|
MONDAY 9:30
On the recommendation
of Manolo, a member of the Matadors boxing club (Cortez and Noble) who
once did some work for Daniel, we try La Condesa, a block south
of El Barco. Coffee is weak (a cheap U.S. blend, not Bustello),
chips stale, but flour tortillas are served underneath the eggs, not on
the side. Price is the same: $14 breakfast for two, including tip. Decide
tomorrow to return to our first choice, and continue the interview there.
Daniel
agrees that we should meet every morning in the coming week, and let the
day-to-day record give form to the interview. Instead of the usual Q&A,
we'll record what happens to each of us, each day.

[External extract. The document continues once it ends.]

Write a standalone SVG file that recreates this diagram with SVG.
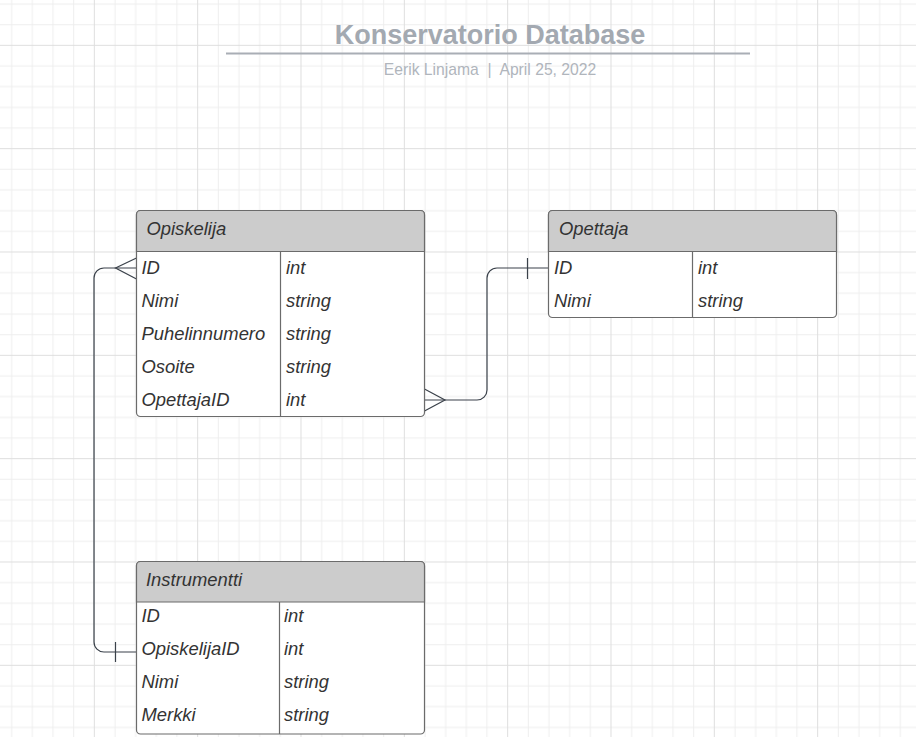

Much of it will be trivial,
no doubt, but these details are the texture of life.
Particularly as
it is lived by Daniel. A spartan set of rooms on Cortez (400 square feet
at $350 a month); savings earned working periodically for Leitner in Stuttgart
are converted to US$ and spent in Chicago; no salary; no patron; no university
position. No need to pay taxes (his income falls below the German minimum
of 20,000 Marks; in fact it comes out negative, since he is allowed by
law to deduct "standard" amounts for stays in foreign countries – 225
per diem).
Henry Caderey
used to build sticks out of wood, colored in patterns with always one
built-in mistake. In the sixties he would walk into NY openings (not his,
he never showed there) and lean his artwork on the walls. A temporary
intervention. One show in Köln featured him walking through the city with
a seven-foot stick on his shoulder, according to a schedule.
Daniel agrees to
record all daily expenses during the term of the interview.